Confining Reaction Intermediates in Oxide‐Derived Hollow Cu–Zn Bimetallic Catalyst Facilitates Selective Formation of C 2+ Alcohols from Electrochemical Carbon Dioxide Reduction

Abstract Copper has long been the only element known to produce multicarbon (C 2+ ) products from CO 2 through electrochemical pathways. However, its low kinetic barrier favors ethylene formation over C 2 ⁺ alcohols at the selectivity‐determining step (SDS). Alloying Cu with secondary metals has been explored to shift selectivity toward alcohols, but these approaches often suffer from poor activity and selectivity. In this work, we probe the role of confinement of reaction intermediates in favoring C 2+ alcohol selectivity and overall C 2+ product in oxide‐derived hollow Cu–Zn bimetallic catalysts. From finite element method (FEM) simulation, it was observed that hollow catalyst increases the retention time of the reaction intermediates that favor the C─C coupling.
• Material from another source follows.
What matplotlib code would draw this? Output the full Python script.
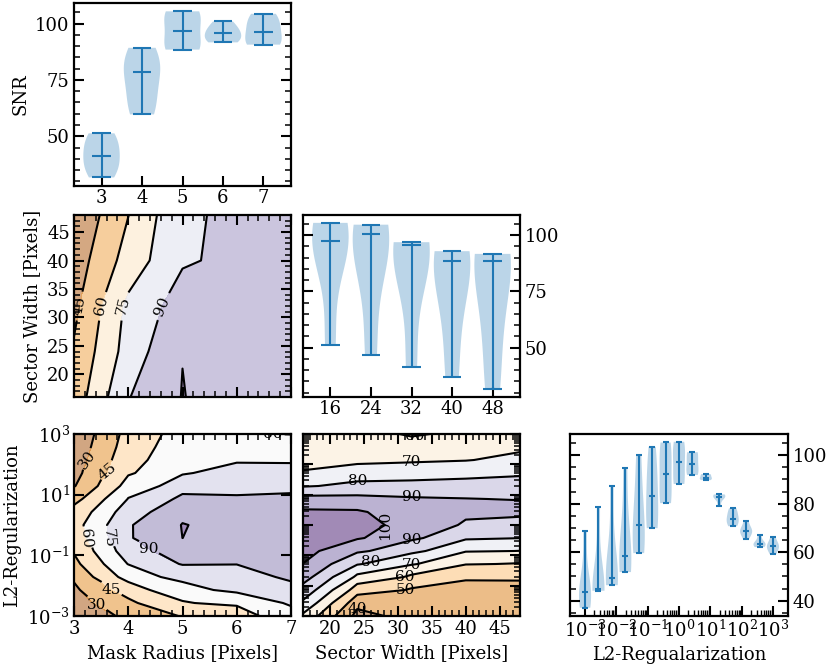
import numpy as np
import matplotlib
matplotlib.use('Agg')
import matplotlib.pyplot as plt
from matplotlib.ticker import MultipleLocator, FixedLocator, FixedFormatter, NullFormatter, NullLocator, LogLocator

plt.rcParams['font.family'] = 'DejaVu Serif'
plt.rcParams['mathtext.fontset'] = 'dejavuserif'
plt.rcParams['font.size'] = 13
plt.rcParams['axes.labelsize'] = 13

radius = [3, 4, 5, 6, 7]
sector = [16, 24, 32, 40, 48]
l2_exp = [-3 + 6 * i / 14 for i in range(15)]
l2 = [10 ** e for e in l2_exp]

# SNR, rows = sector width, columns = mask radius
snr_sector_radius = np.array([
    [51.3, 89.3, 105.5, 97.5, 104.4],
    [46.8, 81.3, 104.7, 101.0, 100.6],
    [41.3, 78.6, 96.9, 95.8, 96.4],
    [36.8, 66.2, 88.5, 92.9, 90.7],
    [31.7, 59.7, 88.6, 91.7, 91.0],
])

# SNR, rows = L2 (low to high), columns = mask radius
snr_l2_radius = np.array([
    [20, 33, 46, 52, 71],
    [24, 42, 59, 63.5, 77],
    [27, 54, 69, 79.5, 87.5],
    [33.5, 66, 81, 85, 92],
    [41, 75.5, 91, 90.3, 96],
    [47, 83, 99, 99, 99],
    [52, 88.5, 105.02, 101, 102],
    [54, 88.5, 105.5, 101, 102],
    [49, 83, 100, 97, 98],
    [39.5, 75.5, 93, 91, 92],
    [29, 65.5, 82, 86, 86],
    [25, 58, 73.5, 81, 80],
    [22, 55, 69, 72.5, 72.5],
    [20, 52, 68, 68, 68],
    [18, 50, 66, 61, 59.5],
])

# SNR, rows = L2 (low to high), columns = sector width
snr_l2_sector = np.array([
    [68.7, 37.1, 42.9, 43.5, 44.0],
    [78.7, 44.1, 44.4, 45.0, 45.5],
    [87.4, 55.6, 49.2, 46.4, 47.1],
    [94.5, 68.3, 58.6, 52.0, 51.8],
    [99.9, 81.0, 71.2, 60.5, 59.6],
    [103.4, 92.0, 83.2, 70.8, 69.9],
    [105.2, 101.2, 92.3, 81.8, 80.2],
    [105.5, 103.0, 97.1, 88.8, 88.1],
    [101.2, 100.9, 96.2, 92.8, 91.8],
    [92.2, 91.8, 90.7, 90.2, 89.7],
    [79.0, 82.5, 82.9, 83.2, 83.8],
    [70.7, 72.5, 73.7, 76.0, 78.1],
    [65.6, 68.2, 68.7, 69.5, 72.8],
    [64.0, 63.4, 62.1, 63.0, 67.1],
    [63.0, 62.7, 59.2, 61.5, 66.2],
])

levels_15a = [30, 45, 60, 75, 90, 105, 120]
levels_15b = [15, 30, 45, 60, 75, 90, 105, 120]
levels_10 = [30, 40, 50, 60, 70, 80, 90, 100, 110]

# where the contour labels sit, and how they are turned
label_pos_radius = [(3.26, 10 ** 2.14), (3.63, 10 ** 1.76), (3.25, 10 ** -0.42), (3.63, 10 ** -0.42),
                    (4.36, 10 ** -0.83), (3.69, 10 ** -2.13), (3.44, 10 ** -2.56), (6.47, 10 ** 2.95)]
label_rot_radius = [55, 40, -85, -85, 0, 0, 0, 0]
label_pos_sector = [(32, 10 ** 2.03), (24, 10 ** 1.43), (32, 10 ** 1.02), (28.7, 10 ** 0.03),
                    (32, 10 ** -0.48), (26, 10 ** -1.27), (32, 10 ** -1.27), (31, 10 ** -1.69),
                    (31.1, 10 ** -2.12), (24, 10 ** -2.74), (32.5, 10 ** 2.86)]
label_rot_sector = [0, 0, 0, 90, 0, 0, 0, 0, 0, 0, 0]

W, H = 830, 664
fig = plt.figure(figsize=(8.3, 6.64), dpi=100)


def box(x0, x1, y0, y1):
    return fig.add_axes([x0 / W, 1 - y1 / H, (x1 - x0) / W, (y1 - y0) / H])


def frame(ax):
    for s in ax.spines.values():
        s.set_linewidth(1.6)


def violin(ax, samples, pos, width, ylim, major):
    vp = ax.violinplot(samples, positions=pos, widths=width, showmedians=True)
    ax.set_ylim(*ylim)
    ax.yaxis.set_major_locator(MultipleLocator(major))
    ax.yaxis.set_minor_locator(MultipleLocator(5))
    ax.tick_params(axis='y', which='major', direction='in', left=True, right=True, length=7, width=1.5, pad=3.5)
    ax.tick_params(axis='y', which='minor', direction='in', left=True, right=True, length=4, width=1.1)
    ax.tick_params(axis='x', which='major', direction='in', top=False, length=7, width=1.5, pad=2.5)
    frame(ax)
    return vp


def contour(ax, x, y, z, levels):
    ax.contourf(x, y, z, levels=levels, cmap='PuOr', alpha=0.5)
    cs = ax.contour(x, y, z, levels=levels, colors='k', linewidths=1.5)
    ax.tick_params(which='major', direction='in', top=True, right=True, length=7, width=1.5, pad=3)
    ax.tick_params(which='minor', direction='in', top=True, right=True, length=4, width=1.1)
    frame(ax)
    return cs


def place_labels(ax, cs, pos, rot, inline):
    texts = ax.clabel(cs, fmt='%d', fontsize=11, manual=pos, inline=inline, inline_spacing=2)
    for t, r in zip(texts, rot):
        t.set_rotation(r)
        t.set_clip_on(True)


# top: mask radius
ax = box(74, 291, 3, 186)
violin(ax, [snr_sector_radius[:, i] for i in range(5)], radius, 0.9, (27.9, 109.2), 25)
ax.set_xlim(2.32, 7.68)
ax.set_xticks(radius)
ax.set_ylabel('SNR')

# middle left
ax = box(74, 291, 215, 397)
cs = contour(ax, radius, sector, snr_sector_radius, levels_15a)
ax.clabel(cs, levels=cs.levels, fmt='%d', fontsize=11)
ax.xaxis.set_minor_locator(MultipleLocator(0.2))
ax.yaxis.set_major_locator(MultipleLocator(5))
ax.yaxis.set_minor_locator(MultipleLocator(1))
ax.set_xticks(radius)
ax.xaxis.set_major_formatter(NullFormatter())
ax.set_ylabel('Sector Width [Pixels]')

# middle right: sector width
ax = box(303, 520, 215, 397)
violin(ax, [snr_sector_radius[i] for i in range(5)], sector, 7.2, (28, 109), 25)
ax.set_xlim(10.6, 53.4)
ax.set_xticks(sector)
ax.yaxis.tick_right()
ax.tick_params(axis='y', which='both', left=True, right=True)

# bottom left
ax = box(74, 291, 434, 616)
ax.set_yscale('log')
cs = contour(ax, radius, l2, snr_l2_radius, levels_15b)
ax.set_xticks(radius)
ax.xaxis.set_minor_locator(MultipleLocator(0.2))
ax.yaxis.set_major_locator(FixedLocator([1e-3, 1e-1, 1e1, 1e3]))
ax.yaxis.set_minor_locator(NullLocator())
ax.set_xlabel('Mask Radius [Pixels]')
ax.set_ylabel('L2-Regularization')
place_labels(ax, cs, label_pos_radius, label_rot_radius, True)

# bottom middle
ax = box(303, 520, 434, 616)
ax.set_yscale('log')
cs = contour(ax, sector, l2, snr_l2_sector, levels_10)
ax.xaxis.set_major_locator(MultipleLocator(5))
ax.xaxis.set_minor_locator(MultipleLocator(1))
ax.yaxis.set_major_locator(LogLocator(base=10, numticks=10))
ax.yaxis.set_major_formatter(NullFormatter())
ax.yaxis.set_minor_formatter(NullFormatter())
ax.set_xlabel('Sector Width [Pixels]')
place_labels(ax, cs, label_pos_sector, label_rot_sector, False)

# bottom right: L2
ax = box(570, 788, 434, 616)
violin(ax, [snr_l2_sector[i] for i in range(15)], l2_exp, 0.386, (33.7, 108.7), 20)
ax.set_xlim(-3.48, 3.48)
ax.xaxis.set_major_locator(FixedLocator(range(-3, 4)))
ax.xaxis.set_major_formatter(FixedFormatter([f'$10^{{{e}}}$' for e in range(-3, 4)]))
minor_pos = [d + np.log10(m) for d in range(-3, 3) for m in range(2, 10)]
ax.xaxis.set_minor_locator(FixedLocator(minor_pos))
ax.tick_params(axis='x', which='minor', direction='in', top=False, length=4, width=1.0)
ax.yaxis.tick_right()
ax.tick_params(axis='y', which='both', left=True, right=True)
ax.set_xlabel('L2-Regualarization')

fig.savefig('out.png', dpi=100)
Confinement gives rise to a two‐fold increment in the overall C 2+ product. We observed that the hollow Cu–Zn catalyst gives a Faradaic efficiency (FE) of 50.13% toward C 2+ alcohol and an overall FE of 81% toward C 2+ product at a very high current density of 300 mA cm −2 in 1 M KHCO 3 . DFT calculation shows that Zn affects selectivity determining step (SDS) and favors the formation of alcohol over ethylene. Various in situ techniques, such as X‐ray absorption spectroscopy, infrared spectroscopy, Raman spectroscopy, and differential electrochemical mass spectroscopy, were used to understand the active phase of the catalyst and mechanism in detail.